Job:
Skip the pictures and extract all of the lines exactly as written.

Data block:
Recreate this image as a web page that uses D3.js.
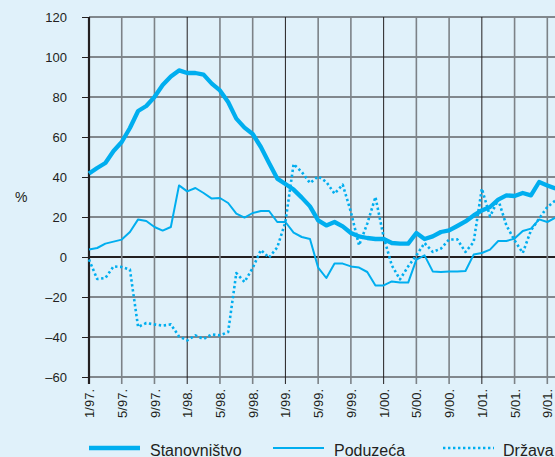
<!DOCTYPE html>
<html>
<head>
<meta charset="utf-8">
<script src="https://cdn.jsdelivr.net/npm/d3@7"></script>
<style>
  body { margin: 0; background: #e0f1fa; }
  svg { display: block; font-family: "Liberation Sans", Arial, sans-serif; }
</style>
</head>
<body>
<div id="chart"></div>
<script>
// monthly values, 1/97. .. 10/01.
const stanovnistvo = [41.7, 44.5, 47, 53, 57.5, 64.5, 73, 75.5, 80, 86, 90.3, 93.3, 92, 92, 91.2, 86.7, 83.3, 77.5, 69.2, 64.7,
  61.5, 55, 47, 39.2, 36.5, 33.7, 29.7, 25.3, 18.3, 15.8, 17.5, 15.3, 12, 10.3, 9.5, 9, 9, 7, 6.7, 6.7,
  12, 9, 10.3, 12.5, 13.3, 15.5, 17.8, 20.8, 23.3, 25, 28.7, 30.8, 30.5, 32, 30.8, 37.5, 35.8, 34.2];
const poduzeca = [3.8, 4.5, 6.7, 7.7, 8.7, 12.5, 18.8, 18, 15, 13.2, 15, 35.8, 32.8, 34.5, 32, 29.2, 29.5, 27, 21.7, 19.7,
  22, 23, 23, 17.5, 17.5, 12.2, 10, 9, -5.3, -10.5, -3.3, -3.3, -4.7, -5.3, -7.5, -14.2, -14.2, -12.2, -12.8, -12.8,
  -1.3, 0.8, -7.2, -7.5, -7.2, -7.2, -7, 1.2, 2, 3.7, 8, 8, 9.2, 13, 14.2, 18.8, 17.5, 19.7];
const drzava = [-1.3, -11, -10.5, -4.7, -5, -6.3, -35, -33, -33.7, -34.3, -33.7, -39.7, -41.7, -39.2, -41, -38.7, -39.2, -37.5, -8, -12.5,
  -5.5, 3.5, -0.3, 4.8, 17.5, 46.5, 42.5, 37, 40.3, 37.5, 31.7, 36.2, 22.5, 5.8, 16.7, 30, 10, -4.2, -11.2, -4.7,
  0.8, 7, 2.5, 4.2, 8.7, 8.8, 2.5, 7.5, 34.2, 20.3, 28.7, 15.8, 8.3, 2, 13.3, 19.2, 25, 28.3];

const xTickLabels = ["1/97.", "5/97.", "9/97.", "1/98.", "5/98.", "9/98.", "1/99.", "5/99.", "9/99.",
  "1/00.", "5/00.", "9/00.", "1/01.", "5/01.", "9/01."];
const yTicks = [-60, -40, -20, 0, 20, 40, 60, 80, 100, 120];
const seriesNames = ["Stanovništvo", "Poduzeća", "Država"];

const width = 555, height = 457;
const blue = "#00aeef", ink = "#231f20";

const svg = d3.select("#chart").append("svg")
  .attr("width", width)
  .attr("height", height);

svg.append("rect").attr("width", width).attr("height", height).attr("fill", "#e0f1fa");

const x = d3.scaleLinear().domain([0, 57]).range([89, 555.5]);
const y = d3.scaleLinear().domain([-60, 120]).range([377, 17]);
const xTickIdx = xTickLabels.map((d, i) => i * 4);

// horizontal grid
svg.append("g").selectAll("line")
  .data(yTicks)
  .join("line")
  .attr("x1", x(0)).attr("x2", width)
  .attr("y1", d => y(d)).attr("y2", d => y(d))
  .attr("stroke", ink)
  .attr("stroke-width", d => d === 0 ? 2.2 : 1);

// vertical grid (year starts darker)
svg.append("g").selectAll("line")
  .data(xTickIdx.slice(1))
  .join("line")
  .attr("x1", d => x(d)).attr("x2", d => x(d))
  .attr("y1", y(120)).attr("y2", y(-60) + 7)
  .attr("stroke", (d, i) => xTickLabels[i + 1].startsWith("1/") ? ink : "#7c8287")
  .attr("stroke-width", (d, i) => xTickLabels[i + 1].startsWith("1/") ? 1 : 1.6);

// y axis
const yAxis = svg.append("g")
  .attr("transform", `translate(${x(0)},0)`)
  .call(d3.axisLeft(y).tickValues(yTicks).tickSize(7).tickPadding(15)
    .tickFormat(d => d < 0 ? "\u2013" + Math.abs(d) : d));
yAxis.select(".domain").remove();
yAxis.selectAll("line").attr("stroke", ink);
yAxis.selectAll("text").attr("fill", ink).style("font-size", "13px");

svg.append("line")
  .attr("x1", x(0)).attr("x2", x(0))
  .attr("y1", y(120)).attr("y2", y(-60) + 7)
  .attr("stroke", ink).attr("stroke-width", 2.2);

// x axis
const xAxis = svg.append("g")
  .attr("transform", `translate(0,${y(-60)})`)
  .call(d3.axisBottom(x).tickValues(xTickIdx).tickSize(0)
    .tickFormat((d, i) => xTickLabels[i]));
xAxis.select(".domain").remove();
xAxis.selectAll("text")
  .attr("transform", "rotate(-90)")
  .attr("x", -12).attr("y", 0).attr("dy", "0.35em")
  .attr("fill", ink)
  .style("text-anchor", "end")
  .style("font-size", "13px");

svg.append("text")
  .attr("x", 15).attr("y", 202)
  .attr("fill", ink)
  .style("font-size", "14px")
  .text("%");

// series
const line = d3.line().x((d, i) => x(i)).y(d => y(d));
const styles = [
  { data: stanovnistvo, w: 4.3, dash: null },
  { data: poduzeca, w: 2, dash: null },
  { data: drzava, w: 2.6, dash: "2.4,2.6" }
];

svg.append("g").selectAll("path")
  .data(styles)
  .join("path")
  .attr("d", d => line(d.data))
  .attr("fill", "none")
  .attr("stroke", blue)
  .attr("stroke-width", d => d.w)
  .attr("stroke-linejoin", "round")
  .attr("stroke-dasharray", d => d.dash);

// legend
const legendX = [89, 273, 443];
const leg = svg.append("g").selectAll("g")
  .data(styles)
  .join("g")
  .attr("transform", (d, i) => `translate(${legendX[i]},448)`);
leg.append("line")
  .attr("x1", 0).attr("x2", 51)
  .attr("stroke", blue)
  .attr("stroke-width", d => d.w)
  .attr("stroke-dasharray", d => d.dash);
leg.append("text")
  .attr("x", (d, i) => i === 2 ? 60 : 61)
  .attr("y", 8)
  .attr("fill", ink)
  .style("font-size", "16px")
  .text((d, i) => seriesNames[i]);
</script>
</body>
</html>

Result of this task:
Recreate this image as a web page that uses D3.js.
<!DOCTYPE html>
<html>
<head>
<meta charset="utf-8">
<script src="https://cdn.jsdelivr.net/npm/d3@7"></script>
<style>
  body { margin: 0; background: #e0f1fa; }
  svg { display: block; font-family: "Liberation Sans", Arial, sans-serif; }
</style>
</head>
<body>
<div id="chart"></div>
<script>
// monthly values, 1/97. .. 10/01.
const stanovnistvo = [41.7, 44.5, 47, 53, 57.5, 64.5, 73, 75.5, 80, 86, 90.3, 93.3, 92, 92, 91.2, 86.7, 83.3, 77.5, 69.2, 64.7,
  61.5, 55, 47, 39.2, 36.5, 33.7, 29.7, 25.3, 18.3, 15.8, 17.5, 15.3, 12, 10.3, 9.5, 9, 9, 7, 6.7, 6.7,
  12, 9, 10.3, 12.5, 13.3, 15.5, 17.8, 20.8, 23.3, 25, 28.7, 30.8, 30.5, 32, 30.8, 37.5, 35.8, 34.2];
const poduzeca = [3.8, 4.5, 6.7, 7.7, 8.7, 12.5, 18.8, 18, 15, 13.2, 15, 35.8, 32.8, 34.5, 32, 29.2, 29.5, 27, 21.7, 19.7,
  22, 23, 23, 17.5, 17.5, 12.2, 10, 9, -5.3, -10.5, -3.3, -3.3, -4.7, -5.3, -7.5, -14.2, -14.2, -12.2, -12.8, -12.8,
  -1.3, 0.8, -7.2, -7.5, -7.2, -7.2, -7, 1.2, 2, 3.7, 8, 8, 9.2, 13, 14.2, 18.8, 17.5, 19.7];
const drzava = [-1.3, -11, -10.5, -4.7, -5, -6.3, -35, -33, -33.7, -34.3, -33.7, -39.7, -41.7, -39.2, -41, -38.7, -39.2, -37.5, -8, -12.5,
  -5.5, 3.5, -0.3, 4.8, 17.5, 46.5, 42.5, 37, 40.3, 37.5, 31.7, 36.2, 22.5, 5.8, 16.7, 30, 10, -4.2, -11.2, -4.7,
  0.8, 7, 2.5, 4.2, 8.7, 8.8, 2.5, 7.5, 34.2, 20.3, 28.7, 15.8, 8.3, 2, 13.3, 19.2, 25, 28.3];

const xTickLabels = ["1/97.", "5/97.", "9/97.", "1/98.", "5/98.", "9/98.", "1/99.", "5/99.", "9/99.",
  "1/00.", "5/00.", "9/00.", "1/01.", "5/01.", "9/01."];
const yTicks = [-60, -40, -20, 0, 20, 40, 60, 80, 100, 120];
const seriesNames = ["Stanovništvo", "Poduzeća", "Država"];

const width = 555, height = 457;
const blue = "#00aeef", ink = "#231f20";

const svg = d3.select("#chart").append("svg")
  .attr("width", width)
  .attr("height", height);

svg.append("rect").attr("width", width).attr("height", height).attr("fill", "#e0f1fa");

const x = d3.scaleLinear().domain([0, 57]).range([89, 555.5]);
const y = d3.scaleLinear().domain([-60, 120]).range([377, 17]);
const xTickIdx = xTickLabels.map((d, i) => i * 4);

// horizontal grid
svg.append("g").selectAll("line")
  .data(yTicks)
  .join("line")
  .attr("x1", x(0)).attr("x2", width)
  .attr("y1", d => y(d)).attr("y2", d => y(d))
  .attr("stroke", ink)
  .attr("stroke-width", d => d === 0 ? 2.2 : 1);

// vertical grid (year starts darker)
svg.append("g").selectAll("line")
  .data(xTickIdx.slice(1))
  .join("line")
  .attr("x1", d => x(d)).attr("x2", d => x(d))
  .attr("y1", y(120)).attr("y2", y(-60) + 7)
  .attr("stroke", (d, i) => xTickLabels[i + 1].startsWith("1/") ? ink : "#7c8287")
  .attr("stroke-width", (d, i) => xTickLabels[i + 1].startsWith("1/") ? 1 : 1.6);

// y axis
const yAxis = svg.append("g")
  .attr("transform", `translate(${x(0)},0)`)
  .call(d3.axisLeft(y).tickValues(yTicks).tickSize(7).tickPadding(15)
    .tickFormat(d => d < 0 ? "\u2013" + Math.abs(d) : d));
yAxis.select(".domain").remove();
yAxis.selectAll("line").attr("stroke", ink);
yAxis.selectAll("text").attr("fill", ink).style("font-size", "13px");

svg.append("line")
  .attr("x1", x(0)).attr("x2", x(0))
  .attr("y1", y(120)).attr("y2", y(-60) + 7)
  .attr("stroke", ink).attr("stroke-width", 2.2);

// x axis
const xAxis = svg.append("g")
  .attr("transform", `translate(0,${y(-60)})`)
  .call(d3.axisBottom(x).tickValues(xTickIdx).tickSize(0)
    .tickFormat((d, i) => xTickLabels[i]));
xAxis.select(".domain").remove();
xAxis.selectAll("text")
  .attr("transform", "rotate(-90)")
  .attr("x", -12).attr("y", 0).attr("dy", "0.35em")
  .attr("fill", ink)
  .style("text-anchor", "end")
  .style("font-size", "13px");

svg.append("text")
  .attr("x", 15).attr("y", 202)
  .attr("fill", ink)
  .style("font-size", "14px")
  .text("%");

// series
const line = d3.line().x((d, i) => x(i)).y(d => y(d));
const styles = [
  { data: stanovnistvo, w: 4.3, dash: null },
  { data: poduzeca, w: 2, dash: null },
  { data: drzava, w: 2.6, dash: "2.4,2.6" }
];

svg.append("g").selectAll("path")
  .data(styles)
  .join("path")
  .attr("d", d => line(d.data))
  .attr("fill", "none")
  .attr("stroke", blue)
  .attr("stroke-width", d => d.w)
  .attr("stroke-linejoin", "round")
  .attr("stroke-dasharray", d => d.dash);

// legend
const legendX = [89, 273, 443];
const leg = svg.append("g").selectAll("g")
  .data(styles)
  .join("g")
  .attr("transform", (d, i) => `translate(${legendX[i]},448)`);
leg.append("line")
  .attr("x1", 0).attr("x2", 51)
  .attr("stroke", blue)
  .attr("stroke-width", d => d.w)
  .attr("stroke-dasharray", d => d.dash);
leg.append("text")
  .attr("x", (d, i) => i === 2 ? 60 : 61)
  .attr("y", 8)
  .attr("fill", ink)
  .style("font-size", "16px")
  .text((d, i) => seriesNames[i]);
</script>
</body>
</html>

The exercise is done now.